© JUNGE FREIHEIT Verlag GmbH & Co.  www.jungefreiheit.de  49/11 / 02. Dezember 2011

Umwelt
Schweigen im Walde
Volker Kempf

Die Lebensräume von bedrohten Tierarten sollen besser vor Zersiedelung und Straßenbau geschützt werden. Der Bund für Umwelt und Naturschutz (BUND) verweist zur Untermauerung seiner Forderung auf repräsentative Zahlen über die Beliebtheit der Wiederansiedlung von Wölfen. Kaum anders das Vogelschutz-Komitee, das mehr Flächen für Streuobstwiesen erhalten wissen will, weil der Steinkauz diese als Lebensraum brauche. Schutzgebiete müßten zudem miteinander vernetzt werden, reklamieren Naturschützer. Bekannte Tierarten dienen hierbei sichtbar als Sympathieträger. Dem stehen aber häufig handfeste ökonomische Interessen entgegen. Siedlungsmaßnahmen seien strukturell notwendig für die wirtschaftliche Bedeutung einer Region, heißt es in regelmäßiger Einförmigkeit. Manches Straßenbauprojekt erweckt allerdings den Eindruck, mehr eine Arbeitsbeschaffungsmaßnahme zu sein.
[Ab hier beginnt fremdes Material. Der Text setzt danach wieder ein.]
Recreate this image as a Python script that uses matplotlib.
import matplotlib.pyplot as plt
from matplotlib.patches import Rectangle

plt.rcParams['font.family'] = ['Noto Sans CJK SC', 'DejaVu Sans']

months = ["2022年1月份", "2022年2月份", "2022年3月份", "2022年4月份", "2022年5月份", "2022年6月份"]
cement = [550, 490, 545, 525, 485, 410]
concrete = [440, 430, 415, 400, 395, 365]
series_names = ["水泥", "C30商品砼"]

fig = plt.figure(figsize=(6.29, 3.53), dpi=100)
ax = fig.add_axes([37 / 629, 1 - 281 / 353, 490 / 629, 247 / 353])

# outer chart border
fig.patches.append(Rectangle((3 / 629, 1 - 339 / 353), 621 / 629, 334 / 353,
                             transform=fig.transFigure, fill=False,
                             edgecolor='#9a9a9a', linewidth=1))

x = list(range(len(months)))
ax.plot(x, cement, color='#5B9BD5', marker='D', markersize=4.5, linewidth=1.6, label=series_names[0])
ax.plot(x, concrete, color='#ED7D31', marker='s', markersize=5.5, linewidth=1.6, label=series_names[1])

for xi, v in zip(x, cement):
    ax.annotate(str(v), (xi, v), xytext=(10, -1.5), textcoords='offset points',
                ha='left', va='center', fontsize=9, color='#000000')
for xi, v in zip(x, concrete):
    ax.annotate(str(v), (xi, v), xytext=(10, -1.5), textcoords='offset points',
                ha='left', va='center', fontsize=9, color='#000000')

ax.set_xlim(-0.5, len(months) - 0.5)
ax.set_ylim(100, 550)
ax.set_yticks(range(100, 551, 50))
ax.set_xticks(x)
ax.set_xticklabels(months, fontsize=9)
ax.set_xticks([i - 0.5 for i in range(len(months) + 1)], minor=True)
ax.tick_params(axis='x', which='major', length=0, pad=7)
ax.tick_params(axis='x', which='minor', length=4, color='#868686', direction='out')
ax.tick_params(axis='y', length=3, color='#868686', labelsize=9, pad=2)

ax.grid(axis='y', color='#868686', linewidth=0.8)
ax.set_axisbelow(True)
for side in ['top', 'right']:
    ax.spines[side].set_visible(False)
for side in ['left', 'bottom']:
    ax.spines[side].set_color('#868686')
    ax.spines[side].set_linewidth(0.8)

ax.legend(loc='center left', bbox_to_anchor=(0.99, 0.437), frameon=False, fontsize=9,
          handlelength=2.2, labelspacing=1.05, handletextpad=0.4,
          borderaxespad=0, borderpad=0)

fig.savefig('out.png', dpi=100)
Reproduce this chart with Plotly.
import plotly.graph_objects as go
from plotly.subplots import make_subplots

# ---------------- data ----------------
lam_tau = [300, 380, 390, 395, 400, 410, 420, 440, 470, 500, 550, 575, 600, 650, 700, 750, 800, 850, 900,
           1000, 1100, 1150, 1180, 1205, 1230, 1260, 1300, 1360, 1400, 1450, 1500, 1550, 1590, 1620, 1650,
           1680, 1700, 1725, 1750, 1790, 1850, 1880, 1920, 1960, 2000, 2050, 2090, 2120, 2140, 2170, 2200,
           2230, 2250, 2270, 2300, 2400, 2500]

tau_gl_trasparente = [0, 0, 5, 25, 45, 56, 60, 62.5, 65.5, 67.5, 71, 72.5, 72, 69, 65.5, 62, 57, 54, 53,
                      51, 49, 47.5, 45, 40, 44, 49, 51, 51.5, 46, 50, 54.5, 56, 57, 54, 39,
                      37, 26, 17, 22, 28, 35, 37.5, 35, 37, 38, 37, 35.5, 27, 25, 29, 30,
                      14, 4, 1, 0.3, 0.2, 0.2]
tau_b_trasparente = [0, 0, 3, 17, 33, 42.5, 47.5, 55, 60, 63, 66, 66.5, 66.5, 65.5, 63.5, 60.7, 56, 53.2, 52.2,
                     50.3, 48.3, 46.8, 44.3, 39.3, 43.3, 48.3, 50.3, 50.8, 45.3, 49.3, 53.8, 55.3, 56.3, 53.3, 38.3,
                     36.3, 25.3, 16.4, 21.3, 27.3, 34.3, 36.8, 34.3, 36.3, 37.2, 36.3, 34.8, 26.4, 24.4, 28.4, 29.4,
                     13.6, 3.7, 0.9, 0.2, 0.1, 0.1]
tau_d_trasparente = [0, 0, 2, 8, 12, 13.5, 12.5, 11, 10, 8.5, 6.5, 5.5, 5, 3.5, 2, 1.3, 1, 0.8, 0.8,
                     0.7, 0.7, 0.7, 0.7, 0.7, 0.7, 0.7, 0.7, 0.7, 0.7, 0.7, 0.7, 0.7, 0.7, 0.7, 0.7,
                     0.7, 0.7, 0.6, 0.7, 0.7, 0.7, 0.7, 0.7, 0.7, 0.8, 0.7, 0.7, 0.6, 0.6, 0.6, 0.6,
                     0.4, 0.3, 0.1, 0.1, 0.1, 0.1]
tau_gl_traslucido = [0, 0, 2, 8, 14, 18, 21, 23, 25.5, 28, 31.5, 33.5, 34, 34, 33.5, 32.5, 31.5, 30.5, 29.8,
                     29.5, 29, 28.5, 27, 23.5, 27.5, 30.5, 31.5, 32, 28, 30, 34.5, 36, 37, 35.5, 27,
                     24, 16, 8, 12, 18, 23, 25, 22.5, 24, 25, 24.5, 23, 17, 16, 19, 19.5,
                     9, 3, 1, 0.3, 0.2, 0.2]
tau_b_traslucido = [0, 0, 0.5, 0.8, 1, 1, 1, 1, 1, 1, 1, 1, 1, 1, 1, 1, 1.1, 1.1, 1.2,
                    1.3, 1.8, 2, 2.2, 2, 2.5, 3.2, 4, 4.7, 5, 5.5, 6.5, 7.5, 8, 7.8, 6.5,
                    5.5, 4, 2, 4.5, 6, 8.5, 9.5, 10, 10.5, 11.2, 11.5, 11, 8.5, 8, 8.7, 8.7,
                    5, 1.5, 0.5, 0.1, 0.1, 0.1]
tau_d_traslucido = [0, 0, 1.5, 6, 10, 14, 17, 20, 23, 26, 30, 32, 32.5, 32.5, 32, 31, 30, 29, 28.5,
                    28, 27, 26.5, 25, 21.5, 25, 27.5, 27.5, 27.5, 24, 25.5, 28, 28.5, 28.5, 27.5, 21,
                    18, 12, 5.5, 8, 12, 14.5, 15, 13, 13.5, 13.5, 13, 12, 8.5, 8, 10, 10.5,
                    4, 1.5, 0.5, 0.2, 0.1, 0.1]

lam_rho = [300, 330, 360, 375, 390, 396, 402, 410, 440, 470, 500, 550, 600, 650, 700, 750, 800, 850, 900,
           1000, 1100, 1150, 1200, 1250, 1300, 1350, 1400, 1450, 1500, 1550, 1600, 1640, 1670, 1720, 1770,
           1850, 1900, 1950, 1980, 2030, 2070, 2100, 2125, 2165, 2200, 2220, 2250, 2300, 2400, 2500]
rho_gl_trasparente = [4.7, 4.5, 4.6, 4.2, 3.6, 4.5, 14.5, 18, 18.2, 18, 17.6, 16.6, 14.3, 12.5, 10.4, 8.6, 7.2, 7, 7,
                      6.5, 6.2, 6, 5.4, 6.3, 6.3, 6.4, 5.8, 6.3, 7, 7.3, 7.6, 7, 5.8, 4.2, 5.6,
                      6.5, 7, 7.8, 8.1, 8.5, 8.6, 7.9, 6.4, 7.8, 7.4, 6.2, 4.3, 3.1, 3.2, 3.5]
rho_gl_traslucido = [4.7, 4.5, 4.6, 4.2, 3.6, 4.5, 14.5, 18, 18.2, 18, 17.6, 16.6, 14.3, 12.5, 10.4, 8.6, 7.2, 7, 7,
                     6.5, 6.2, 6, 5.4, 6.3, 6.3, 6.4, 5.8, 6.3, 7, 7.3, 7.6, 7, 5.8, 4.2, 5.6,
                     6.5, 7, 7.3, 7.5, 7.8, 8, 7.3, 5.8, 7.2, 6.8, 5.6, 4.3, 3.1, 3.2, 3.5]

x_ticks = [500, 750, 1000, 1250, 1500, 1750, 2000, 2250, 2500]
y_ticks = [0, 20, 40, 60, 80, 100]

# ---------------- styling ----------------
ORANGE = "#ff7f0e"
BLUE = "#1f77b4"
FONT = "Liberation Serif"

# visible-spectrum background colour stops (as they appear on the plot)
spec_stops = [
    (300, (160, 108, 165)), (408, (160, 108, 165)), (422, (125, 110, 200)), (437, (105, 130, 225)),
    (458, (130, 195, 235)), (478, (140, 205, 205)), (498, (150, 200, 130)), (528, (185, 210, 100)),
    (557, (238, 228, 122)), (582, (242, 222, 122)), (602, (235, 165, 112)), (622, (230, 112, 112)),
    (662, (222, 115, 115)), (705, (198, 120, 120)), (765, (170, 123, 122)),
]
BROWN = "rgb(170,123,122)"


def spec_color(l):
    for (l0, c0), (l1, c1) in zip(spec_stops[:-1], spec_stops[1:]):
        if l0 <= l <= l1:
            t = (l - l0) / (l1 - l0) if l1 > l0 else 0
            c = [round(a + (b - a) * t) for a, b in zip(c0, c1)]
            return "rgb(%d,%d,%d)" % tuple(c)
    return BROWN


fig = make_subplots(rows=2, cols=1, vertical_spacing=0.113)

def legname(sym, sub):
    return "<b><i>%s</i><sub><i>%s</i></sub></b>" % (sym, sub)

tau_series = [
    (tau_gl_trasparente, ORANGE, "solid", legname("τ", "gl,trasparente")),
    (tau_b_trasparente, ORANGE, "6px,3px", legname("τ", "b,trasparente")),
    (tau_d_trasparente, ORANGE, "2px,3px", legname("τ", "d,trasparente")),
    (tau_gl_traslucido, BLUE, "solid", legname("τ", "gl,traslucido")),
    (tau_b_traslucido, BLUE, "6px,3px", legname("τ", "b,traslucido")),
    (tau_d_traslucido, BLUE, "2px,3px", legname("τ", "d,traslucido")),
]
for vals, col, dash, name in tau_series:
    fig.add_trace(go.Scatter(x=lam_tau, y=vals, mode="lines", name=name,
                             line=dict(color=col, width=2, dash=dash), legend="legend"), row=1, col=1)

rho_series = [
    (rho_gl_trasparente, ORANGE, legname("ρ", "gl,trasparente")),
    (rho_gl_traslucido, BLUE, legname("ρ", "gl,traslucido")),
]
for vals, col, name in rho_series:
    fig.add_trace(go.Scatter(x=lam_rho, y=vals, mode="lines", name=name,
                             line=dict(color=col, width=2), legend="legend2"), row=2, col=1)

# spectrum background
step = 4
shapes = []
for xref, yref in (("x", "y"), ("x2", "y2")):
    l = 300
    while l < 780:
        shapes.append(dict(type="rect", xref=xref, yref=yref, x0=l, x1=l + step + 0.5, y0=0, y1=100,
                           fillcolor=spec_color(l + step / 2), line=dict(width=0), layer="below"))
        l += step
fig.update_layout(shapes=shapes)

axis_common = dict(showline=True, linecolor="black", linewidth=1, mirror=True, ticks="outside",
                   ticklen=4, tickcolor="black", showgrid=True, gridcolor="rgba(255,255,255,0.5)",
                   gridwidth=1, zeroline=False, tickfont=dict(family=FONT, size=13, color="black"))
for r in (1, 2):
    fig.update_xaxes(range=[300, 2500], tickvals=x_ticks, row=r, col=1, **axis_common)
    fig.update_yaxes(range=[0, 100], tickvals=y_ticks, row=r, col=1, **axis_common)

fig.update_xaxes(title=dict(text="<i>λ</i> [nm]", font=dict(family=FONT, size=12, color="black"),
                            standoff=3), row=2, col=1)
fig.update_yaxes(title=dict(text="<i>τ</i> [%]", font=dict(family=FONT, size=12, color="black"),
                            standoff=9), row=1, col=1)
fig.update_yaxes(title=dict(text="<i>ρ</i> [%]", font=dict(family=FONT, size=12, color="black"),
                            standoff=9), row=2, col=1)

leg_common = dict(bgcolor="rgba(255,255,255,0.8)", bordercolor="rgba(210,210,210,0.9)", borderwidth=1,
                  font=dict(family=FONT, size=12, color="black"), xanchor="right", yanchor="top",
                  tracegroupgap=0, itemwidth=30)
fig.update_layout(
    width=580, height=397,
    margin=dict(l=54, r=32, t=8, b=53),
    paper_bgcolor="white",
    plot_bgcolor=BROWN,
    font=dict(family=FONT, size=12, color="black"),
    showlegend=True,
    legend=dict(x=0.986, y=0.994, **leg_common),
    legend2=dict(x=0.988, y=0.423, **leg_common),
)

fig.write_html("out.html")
Da wird schon gelegentlich eine teure Brücke und eine Straße als Abkürzung zu einer kleinen Siedlung gebaut – der Bundes- und die Landesrechnungshöfe oder der Bund der Steuerzahler können ein teures Lied davon singen. Staatliche Zuschüsse sind oft ausschlaggebend für Entscheidungen, deren funktionaler Sinn sich nicht erschließen will. Die grün-rote Landesregierung in Baden-Württemberg hat es sich nun zur Aufgabe gemacht, Straßenbauprojekte zu hinterfragen. Angesichts von über 58 Milliarden Euro Ländle-Schulden ist das verständlich. Doch wenn etwa die geplante Bundesstraße B31-West, die etliche Ortschaften von Durchgangsverkehr entlasten sollte, nun im Acker endet, muß die Frage nach der Verhältnismäßigkeit gestellt werden. Denn das Neubauprojekt ist Teil der ohnhin überlasteten Europastraße E54 vom Elsaß über den Hochschwarzwald an den Bodensee. Naturschützer mögen jubeln, doch Betroffene formieren sich in Bürgerinitiativen. Die Grünen machen sich so keine Freunde im Südwesten. Erste Ernüchterung macht sich breit, auch auf anderen umstrittenen Politikfeldern wie dem der Bildung. Schon jetzt sinken die grünen Umfragewerte. Die nächsten Wahlen könnten wieder spannend werden.